After dragging its feet for days, Pakistan government today accepted a key demand of Tahir-ul- Qadri by agreeing to register a murder case against 21 people, including Prime Minister Nawaz Sharif, for their alleged role in the clashes that killed 14 supporters of the cleric. The Lahore Sessions Court hearing the case related to the clashes in Lahore's Model Town area on June 17 had ordered police to register a murder case earlier this month against 21 persons named by the Qadri-led Pakistan Awami Tahreek (PAT) in its complaint.
Pakistani police, however, refused to register the murder case against Prime Minister Sharif, his brother and Punjab province Chief Minister Shahbaz and some top Cabinet ministers despite the court order on framing of charges.
Federal minister Saad Rafique told reporters today that all the 21 people will be part of the FIR (First Information Report) as demanded by Qadri. "Now his main demand has been accepted and he should, for God's sake, call of protests," Rafique said.
Qadri's PAT has named them in the murder of 14 people who were killed in clashes with the police on June 17 in Lahore, just a few days ahead of his arrival from Canada.

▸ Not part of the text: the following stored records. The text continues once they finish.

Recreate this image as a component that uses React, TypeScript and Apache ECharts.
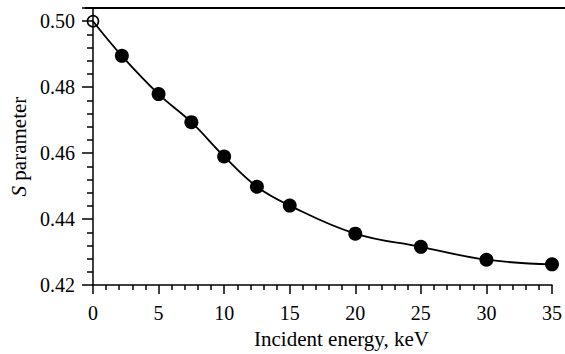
import React, { useEffect, useRef } from "react";
import * as echarts from "echarts";

const energies = [0, 2.2, 5, 7.5, 10, 12.5, 15, 20, 25, 30, 35];
const sValues = [0.5, 0.4895, 0.4779, 0.4694, 0.459, 0.4498, 0.4441, 0.4356, 0.4316, 0.4277, 0.4263];
const xTicks = [0, 5, 10, 15, 20, 25, 30, 35];
const yTicks = [0.42, 0.44, 0.46, 0.48, 0.5];

const FONT = "'Liberation Serif', 'Times New Roman', Times, serif";

export default function App() {
  const ref = useRef<HTMLDivElement>(null);
  useEffect(() => {
    if (!ref.current) return;
    const chart = echarts.init(ref.current, undefined, { renderer: "svg" });
    const data = energies.map((e, i) =>
      i === 0
        ? {
            value: [e, sValues[i]],
            symbolSize: 11,
            itemStyle: { color: "rgba(0,0,0,0)", borderColor: "#000", borderWidth: 1.6 },
          }
        : { value: [e, sValues[i]] }
    );
    const lbl = { fontFamily: FONT, fontSize: 20, color: "#000" };
    chart.setOption({
      animation: false,
      backgroundColor: "#fff",
      textStyle: { fontFamily: FONT },
      grid: { left: 91, right: 10, top: 8, bottom: 66, containLabel: false },
      xAxis: {
        type: "value",
        min: xTicks[0],
        max: xTicks[xTicks.length - 1],
        interval: 5,
        name: "Incident energy, keV",
        nameLocation: "middle",
        nameGap: 41,
        nameTextStyle: { fontFamily: FONT, fontSize: 21, color: "#000", padding: [0, 0, 0, 38] },
        axisLine: { onZero: false, lineStyle: { color: "#000", width: 1.5 } },
        axisTick: { show: true, inside: false, length: 9, lineStyle: { color: "#000", width: 1.5 } },
        minorTick: { show: true, splitNumber: 5, length: 5, lineStyle: { color: "#000", width: 1.5 } },
        axisLabel: { ...lbl, margin: 18 },
        splitLine: { show: false },
      },
      yAxis: {
        type: "value",
        min: yTicks[0],
        max: 0.504,
        interval: 0.02,
        name: "{i|S} {n|parameter}",
        nameLocation: "middle",
        nameGap: 64,
        nameRotate: 90,
        nameTextStyle: {
          fontFamily: FONT,
          fontSize: 21,
          color: "#000",
          rich: {
            i: { fontFamily: FONT, fontSize: 21, fontStyle: "italic", color: "#000" },
            n: { fontFamily: FONT, fontSize: 21, color: "#000" },
          },
        },
        axisLine: { onZero: false, lineStyle: { color: "#000", width: 1.5 } },
        axisTick: { show: true, inside: false, length: 11, lineStyle: { color: "#000", width: 1.5 } },
        minorTick: { show: true, splitNumber: 5, length: 6, lineStyle: { color: "#000", width: 1.5 } },
        axisLabel: {
          ...lbl,
          margin: 18,
          formatter: (v: number) => (yTicks.some((t) => Math.abs(t - v) < 1e-6) ? v.toFixed(2) : ""),
        },
        splitLine: { show: false },
      },
      graphic: [
        {
          type: "line",
          shape: { x1: 85, y1: 8, x2: 565, y2: 8 },
          style: { stroke: "#000", lineWidth: 1.8 },
          z: 10,
        },
      ],
      series: [
        {
          type: "line",
          data,
          smooth: 0.4,
          clip: false,
          symbol: "circle",
          symbolSize: 14,
          itemStyle: { color: "#000" },
          lineStyle: { color: "#000", width: 1.8 },
        },
      ],
    });
    return () => chart.dispose();
  }, []);
  return <div ref={ref} style={{ width: 565, height: 354, position: "absolute", left: 0, top: 0 }} />;
}
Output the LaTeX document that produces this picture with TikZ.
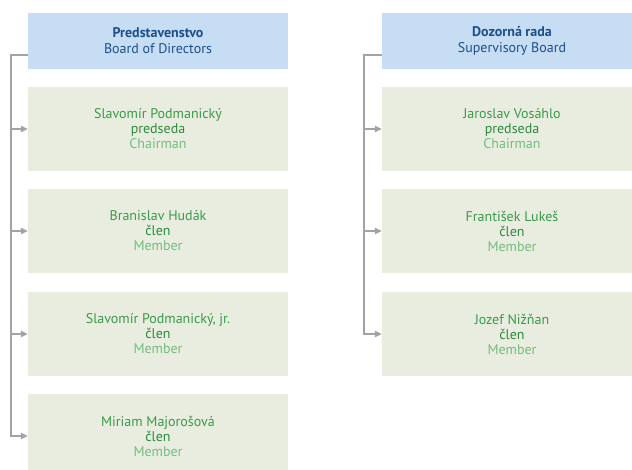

The court had ordered the registration of a murder case against Sharif, his brother Shahbaz, his nephew Hamza Shahbaz, Interior Minister Chaudhry Nisar, Defence Minister Khawaja Asif, Railways Minister Rafique, Information Minister Pervaiz Rashid, State Minister Abid Sher Ali (also a relative of the Sharif), Punjab former law minister Rana Sanaullah and top police officers who took part in the "barricades removal operation".
Qadri has also demanded that after the registration of the case, both Sharif brothers should resign. Rafique said the resignation will come only if anyone is found guilty and convicted. The decision to launch the FIR came hours before Qadri's expected "unspecified" announcements today, which he declared as 'Revolution Day', to force the government to accept the demands. The announcement to register murder cases is the first major concession by the government and a sign of its increasing vulnerability to the threats by Qadri and Pakistan Tehreek-i-Insaf (PTI) chairman Imran Khan, who is protesting against alleged rigging of last year's general election.
Political stalemate has continued for the last two weeks with Khan-led PTI and Qadri's PAT refusing to budge from their demand of the Prime Minister's resignation. The protesters have been sitting in front of the Parliament House and the Supreme Court building since August 19, demanding Sharif's resignation.